───── Data for the task ─────

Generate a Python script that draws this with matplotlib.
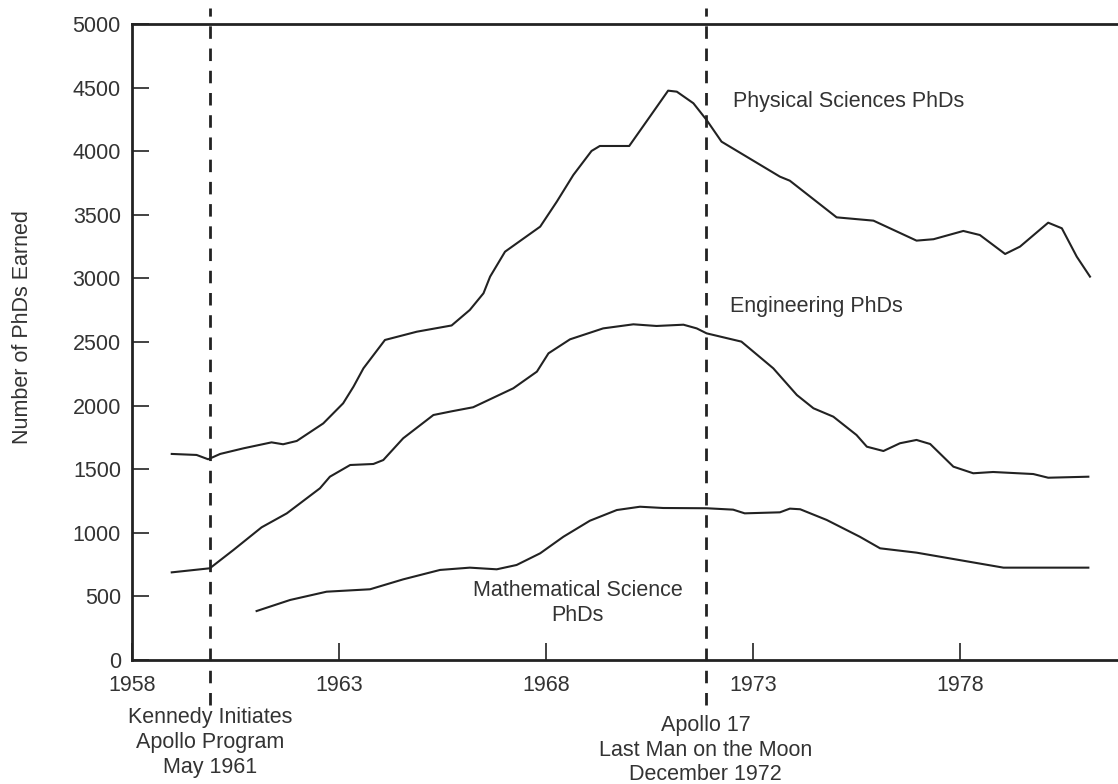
import matplotlib.pyplot as plt

plt.rcParams['font.family'] = ['Liberation Sans', 'DejaVu Sans']

# Physical Sciences PhDs
phys_years = [1958.96, 1959.56, 1959.84, 1960.13, 1960.69, 1961.37, 1961.65, 1961.98,
              1962.62, 1963.10, 1963.35, 1963.59, 1964.11, 1964.88, 1965.72, 1966.16,
              1966.49, 1966.65, 1967.01, 1967.86, 1968.26, 1968.66, 1969.10, 1969.30,
              1970.01, 1970.51, 1970.95, 1971.16, 1971.56, 1971.88, 1972.24, 1973.65,
              1973.89, 1975.02, 1975.91, 1976.95, 1977.36, 1978.08, 1978.48, 1979.09,
              1979.45, 1980.13, 1980.46, 1980.82, 1981.14]
phys_vals = [1620, 1612, 1578, 1620, 1664, 1711, 1696, 1722,
             1860, 2018, 2149, 2293, 2516, 2581, 2630, 2752,
             2883, 3014, 3210, 3407, 3603, 3813, 4002, 4041,
             4041, 4272, 4476, 4468, 4377, 4245, 4075, 3800,
             3768, 3480, 3454, 3297, 3308, 3373, 3341, 3192,
             3250, 3438, 3394, 3171, 3014]

# Engineering PhDs
eng_years = [1958.96, 1959.88, 1960.45, 1961.13, 1961.74, 1962.54, 1962.78, 1963.27,
             1963.83, 1964.07, 1964.55, 1965.28, 1965.72, 1966.24, 1967.21, 1967.78,
             1968.06, 1968.58, 1969.38, 1970.11, 1970.67, 1971.32, 1971.64, 1971.88,
             1972.72, 1973.49, 1974.06, 1974.46, 1974.94, 1975.50, 1975.75, 1976.15,
             1976.55, 1976.95, 1977.28, 1977.84, 1978.32, 1978.80, 1979.77, 1980.13,
             1981.10]
eng_vals = [689, 721, 865, 1043, 1153, 1350, 1441, 1533,
            1541, 1572, 1743, 1926, 1955, 1987, 2136, 2267,
            2411, 2521, 2607, 2639, 2626, 2636, 2607, 2568,
            2503, 2293, 2083, 1979, 1913, 1769, 1677, 1643,
            1704, 1730, 1698, 1520, 1468, 1478, 1462, 1433,
            1441]

# Mathematical Science PhDs
math_years = [1961.01, 1961.82, 1962.70, 1963.75, 1964.55, 1965.44, 1966.16, 1966.81,
              1967.29, 1967.86, 1968.42, 1969.06, 1969.71, 1970.27, 1970.83, 1971.88,
              1972.52, 1972.80, 1973.65, 1973.89, 1974.14, 1974.78, 1975.58, 1976.07,
              1976.95, 1979.05, 1981.10]
math_vals = [385, 472, 537, 556, 634, 708, 726, 713,
             747, 839, 969, 1095, 1179, 1205, 1195, 1193,
             1182, 1153, 1161, 1190, 1185, 1101, 969, 878,
             844, 726, 726]

events = [1959.88, 1971.86]
event_labels = ["Kennedy Initiates\nApollo Program\nMay 1961",
                "Apollo 17\nLast Man on the Moon\nDecember 1972"]

x_ticks = [1958, 1963, 1968, 1973, 1978]
y_ticks = [0, 500, 1000, 1500, 2000, 2500, 3000, 3500, 4000, 4500, 5000]

ink = "#222222"
txt = "#333333"
fs = 15.5

fig = plt.figure(figsize=(11.18, 7.84), dpi=100)
ax = fig.add_axes([132 / 1118, 1 - 660 / 784, 1 - 132 / 1118, 636 / 784])

for xs, ys in [(phys_years, phys_vals), (eng_years, eng_vals), (math_years, math_vals)]:
    ax.plot(xs, ys, color=ink, lw=1.5, solid_joinstyle="round")

# event markers, running past the axes
label_y = [-650, -708]
for ex, lab, ly in zip(events, event_labels, label_y):
    ax.plot([ex, ex], [-354, 5126], color=ink, lw=2.0, ls=(0, (4.5, 3.5)), clip_on=False)
    ax.text(ex, ly, lab, ha="center", va="center", fontsize=fs, color=txt, linespacing=1.23)

ax.text(1972.52, 4390, "Physical Sciences PhDs", fontsize=fs, color=txt, va="center")
ax.text(1972.44, 2778, "Engineering PhDs", fontsize=fs, color=txt, va="center")
ax.text(1968.77, 448, "Mathematical Science\nPhDs", fontsize=fs, color=txt,
        ha="center", va="center", linespacing=1.22)

ax.set_xlim(1958, 1958 + (1118 - 132) / 41.4)
ax.set_ylim(0, 5000)
ax.set_xticks(x_ticks)
ax.set_yticks(y_ticks)
ax.tick_params(direction="in", length=12, width=1.2, color=ink, labelsize=fs,
               labelcolor=txt)
ax.tick_params(axis="x", pad=11)
ax.tick_params(axis="y", pad=8)
ax.set_ylabel("Number of PhDs Earned", fontsize=fs, color=txt)
ax.yaxis.set_label_coords(-0.1005, 0.524)

for side in ["left", "bottom", "top"]:
    ax.spines[side].set_linewidth(2.0)
    ax.spines[side].set_color(ink)
ax.spines["right"].set_visible(False)

fig.savefig("out.png", dpi=100)
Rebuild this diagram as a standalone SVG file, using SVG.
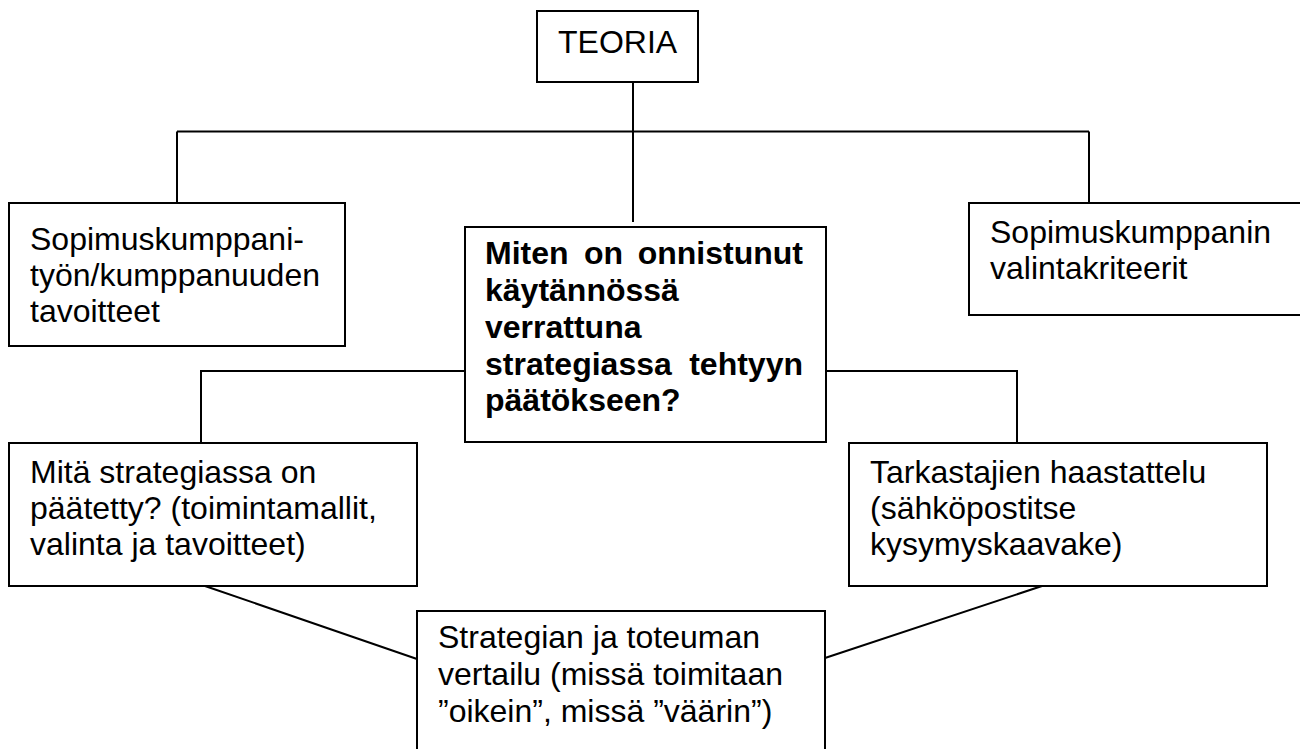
<svg xmlns="http://www.w3.org/2000/svg" width="1300" height="749" viewBox="0 0 1300 749">
<style>
.box{fill:#fff;stroke:#000;stroke-width:2}
.ln{fill:none;stroke:#000;stroke-width:2}
.t{font-family:"Liberation Sans",Arial,sans-serif;font-size:32px;fill:#000}
.b{font-weight:bold}
</style>
<rect width="1300" height="749" fill="#fff"/>
<g id="connectors">
<path class="ln" d="M633 82V222M177 131.5H1089M177 131.5V203M1089 131.5V203"/>
<path class="ln" d="M465 371H201V443M825 371H1017V443"/>
<path class="ln" d="M205 586L417 659M1042 586L825 658"/>
</g>
<g id="teoria">
<rect class="box" x="537" y="11" width="161" height="71"/>
<text class="t" x="558" y="53">TEORIA</text>
</g>
<g id="tavoitteet">
<rect class="box" x="9" y="203" width="336" height="143"/>
<text class="t" x="30" y="250">Sopimuskumppani-</text>
<text class="t" x="30" y="286">työn/kumppanuuden</text>
<text class="t" x="30" y="322">tavoitteet</text>
</g>
<g id="kriteerit">
<rect class="box" x="969" y="203" width="340" height="112"/>
<text class="t" x="990" y="243">Sopimuskumppanin</text>
<text class="t" x="990" y="279">valintakriteerit</text>
</g>
<g id="keskus">
<rect class="box" x="465" y="227" width="361" height="215"/>
<text class="t b" x="485" y="264">Miten</text>
<text class="t b" x="584" y="264">on</text>
<text class="t b" x="803" y="264" text-anchor="end">onnistunut</text>
<text class="t b" x="485" y="301">käytännössä</text>
<text class="t b" x="485" y="338">verrattuna</text>
<text class="t b" x="485" y="375">strategiassa</text>
<text class="t b" x="803" y="375" text-anchor="end">tehtyyn</text>
<text class="t b" x="485" y="411">päätökseen?</text>
</g>
<g id="strategia">
<rect class="box" x="9" y="443" width="408" height="143"/>
<text class="t" x="30" y="483">Mitä strategiassa on</text>
<text class="t" x="30" y="519">päätetty? (toimintamallit,</text>
<text class="t" x="30" y="555">valinta ja tavoitteet)</text>
</g>
<g id="haastattelu">
<rect class="box" x="849" y="443" width="418" height="143"/>
<text class="t" x="870" y="483">Tarkastajien haastattelu</text>
<text class="t" x="870" y="519">(sähköpostitse</text>
<text class="t" x="870" y="555">kysymyskaavake)</text>
</g>
<g id="vertailu">
<rect class="box" x="417" y="611" width="408" height="160"/>
<text class="t" x="438" y="648">Strategian ja toteuman</text>
<text class="t" x="438" y="685">vertailu (missä toimitaan</text>
<text class="t" x="438" y="722">”oikein”, missä ”väärin”)</text>
</g>
</svg>
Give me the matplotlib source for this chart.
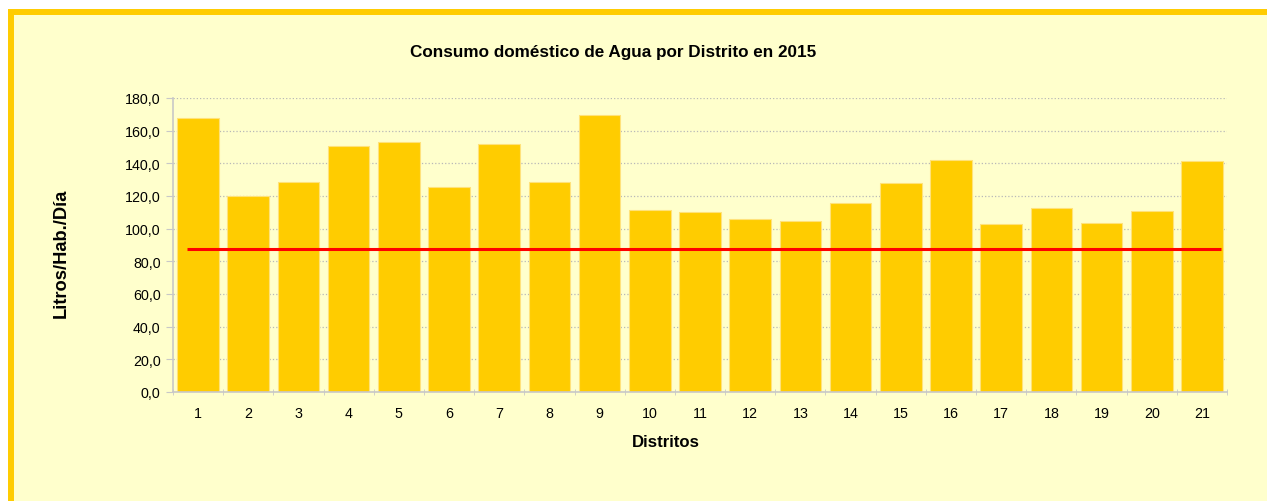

─────

- _The request_: The records shown above are to be repeated exactly, with the pictures left out.

- _Solved exercise_:
Generate a Python script that draws this with matplotlib.
import matplotlib.pyplot as plt

plt.rcParams['font.family'] = ['Liberation Sans', 'DejaVu Sans']

# Physical Sciences PhDs
phys_years = [1958.96, 1959.56, 1959.84, 1960.13, 1960.69, 1961.37, 1961.65, 1961.98,
              1962.62, 1963.10, 1963.35, 1963.59, 1964.11, 1964.88, 1965.72, 1966.16,
              1966.49, 1966.65, 1967.01, 1967.86, 1968.26, 1968.66, 1969.10, 1969.30,
              1970.01, 1970.51, 1970.95, 1971.16, 1971.56, 1971.88, 1972.24, 1973.65,
              1973.89, 1975.02, 1975.91, 1976.95, 1977.36, 1978.08, 1978.48, 1979.09,
              1979.45, 1980.13, 1980.46, 1980.82, 1981.14]
phys_vals = [1620, 1612, 1578, 1620, 1664, 1711, 1696, 1722,
             1860, 2018, 2149, 2293, 2516, 2581, 2630, 2752,
             2883, 3014, 3210, 3407, 3603, 3813, 4002, 4041,
             4041, 4272, 4476, 4468, 4377, 4245, 4075, 3800,
             3768, 3480, 3454, 3297, 3308, 3373, 3341, 3192,
             3250, 3438, 3394, 3171, 3014]

# Engineering PhDs
eng_years = [1958.96, 1959.88, 1960.45, 1961.13, 1961.74, 1962.54, 1962.78, 1963.27,
             1963.83, 1964.07, 1964.55, 1965.28, 1965.72, 1966.24, 1967.21, 1967.78,
             1968.06, 1968.58, 1969.38, 1970.11, 1970.67, 1971.32, 1971.64, 1971.88,
             1972.72, 1973.49, 1974.06, 1974.46, 1974.94, 1975.50, 1975.75, 1976.15,
             1976.55, 1976.95, 1977.28, 1977.84, 1978.32, 1978.80, 1979.77, 1980.13,
             1981.10]
eng_vals = [689, 721, 865, 1043, 1153, 1350, 1441, 1533,
            1541, 1572, 1743, 1926, 1955, 1987, 2136, 2267,
            2411, 2521, 2607, 2639, 2626, 2636, 2607, 2568,
            2503, 2293, 2083, 1979, 1913, 1769, 1677, 1643,
            1704, 1730, 1698, 1520, 1468, 1478, 1462, 1433,
            1441]

# Mathematical Science PhDs
math_years = [1961.01, 1961.82, 1962.70, 1963.75, 1964.55, 1965.44, 1966.16, 1966.81,
              1967.29, 1967.86, 1968.42, 1969.06, 1969.71, 1970.27, 1970.83, 1971.88,
              1972.52, 1972.80, 1973.65, 1973.89, 1974.14, 1974.78, 1975.58, 1976.07,
              1976.95, 1979.05, 1981.10]
math_vals = [385, 472, 537, 556, 634, 708, 726, 713,
             747, 839, 969, 1095, 1179, 1205, 1195, 1193,
             1182, 1153, 1161, 1190, 1185, 1101, 969, 878,
             844, 726, 726]

events = [1959.88, 1971.86]
event_labels = ["Kennedy Initiates\nApollo Program\nMay 1961",
                "Apollo 17\nLast Man on the Moon\nDecember 1972"]

x_ticks = [1958, 1963, 1968, 1973, 1978]
y_ticks = [0, 500, 1000, 1500, 2000, 2500, 3000, 3500, 4000, 4500, 5000]

ink = "#222222"
txt = "#333333"
fs = 15.5

fig = plt.figure(figsize=(11.18, 7.84), dpi=100)
ax = fig.add_axes([132 / 1118, 1 - 660 / 784, 1 - 132 / 1118, 636 / 784])

for xs, ys in [(phys_years, phys_vals), (eng_years, eng_vals), (math_years, math_vals)]:
    ax.plot(xs, ys, color=ink, lw=1.5, solid_joinstyle="round")

# event markers, running past the axes
label_y = [-650, -708]
for ex, lab, ly in zip(events, event_labels, label_y):
    ax.plot([ex, ex], [-354, 5126], color=ink, lw=2.0, ls=(0, (4.5, 3.5)), clip_on=False)
    ax.text(ex, ly, lab, ha="center", va="center", fontsize=fs, color=txt, linespacing=1.23)

ax.text(1972.52, 4390, "Physical Sciences PhDs", fontsize=fs, color=txt, va="center")
ax.text(1972.44, 2778, "Engineering PhDs", fontsize=fs, color=txt, va="center")
ax.text(1968.77, 448, "Mathematical Science\nPhDs", fontsize=fs, color=txt,
        ha="center", va="center", linespacing=1.22)

ax.set_xlim(1958, 1958 + (1118 - 132) / 41.4)
ax.set_ylim(0, 5000)
ax.set_xticks(x_ticks)
ax.set_yticks(y_ticks)
ax.tick_params(direction="in", length=12, width=1.2, color=ink, labelsize=fs,
               labelcolor=txt)
ax.tick_params(axis="x", pad=11)
ax.tick_params(axis="y", pad=8)
ax.set_ylabel("Number of PhDs Earned", fontsize=fs, color=txt)
ax.yaxis.set_label_coords(-0.1005, 0.524)

for side in ["left", "bottom", "top"]:
    ax.spines[side].set_linewidth(2.0)
    ax.spines[side].set_color(ink)
ax.spines["right"].set_visible(False)

fig.savefig("out.png", dpi=100)
Rebuild this diagram as a standalone SVG file, using SVG.
<svg xmlns="http://www.w3.org/2000/svg" width="1300" height="749" viewBox="0 0 1300 749">
<style>
.box{fill:#fff;stroke:#000;stroke-width:2}
.ln{fill:none;stroke:#000;stroke-width:2}
.t{font-family:"Liberation Sans",Arial,sans-serif;font-size:32px;fill:#000}
.b{font-weight:bold}
</style>
<rect width="1300" height="749" fill="#fff"/>
<g id="connectors">
<path class="ln" d="M633 82V222M177 131.5H1089M177 131.5V203M1089 131.5V203"/>
<path class="ln" d="M465 371H201V443M825 371H1017V443"/>
<path class="ln" d="M205 586L417 659M1042 586L825 658"/>
</g>
<g id="teoria">
<rect class="box" x="537" y="11" width="161" height="71"/>
<text class="t" x="558" y="53">TEORIA</text>
</g>
<g id="tavoitteet">
<rect class="box" x="9" y="203" width="336" height="143"/>
<text class="t" x="30" y="250">Sopimuskumppani-</text>
<text class="t" x="30" y="286">työn/kumppanuuden</text>
<text class="t" x="30" y="322">tavoitteet</text>
</g>
<g id="kriteerit">
<rect class="box" x="969" y="203" width="340" height="112"/>
<text class="t" x="990" y="243">Sopimuskumppanin</text>
<text class="t" x="990" y="279">valintakriteerit</text>
</g>
<g id="keskus">
<rect class="box" x="465" y="227" width="361" height="215"/>
<text class="t b" x="485" y="264">Miten</text>
<text class="t b" x="584" y="264">on</text>
<text class="t b" x="803" y="264" text-anchor="end">onnistunut</text>
<text class="t b" x="485" y="301">käytännössä</text>
<text class="t b" x="485" y="338">verrattuna</text>
<text class="t b" x="485" y="375">strategiassa</text>
<text class="t b" x="803" y="375" text-anchor="end">tehtyyn</text>
<text class="t b" x="485" y="411">päätökseen?</text>
</g>
<g id="strategia">
<rect class="box" x="9" y="443" width="408" height="143"/>
<text class="t" x="30" y="483">Mitä strategiassa on</text>
<text class="t" x="30" y="519">päätetty? (toimintamallit,</text>
<text class="t" x="30" y="555">valinta ja tavoitteet)</text>
</g>
<g id="haastattelu">
<rect class="box" x="849" y="443" width="418" height="143"/>
<text class="t" x="870" y="483">Tarkastajien haastattelu</text>
<text class="t" x="870" y="519">(sähköpostitse</text>
<text class="t" x="870" y="555">kysymyskaavake)</text>
</g>
<g id="vertailu">
<rect class="box" x="417" y="611" width="408" height="160"/>
<text class="t" x="438" y="648">Strategian ja toteuman</text>
<text class="t" x="438" y="685">vertailu (missä toimitaan</text>
<text class="t" x="438" y="722">”oikein”, missä ”väärin”)</text>
</g>
</svg>
Give me the matplotlib source for this chart.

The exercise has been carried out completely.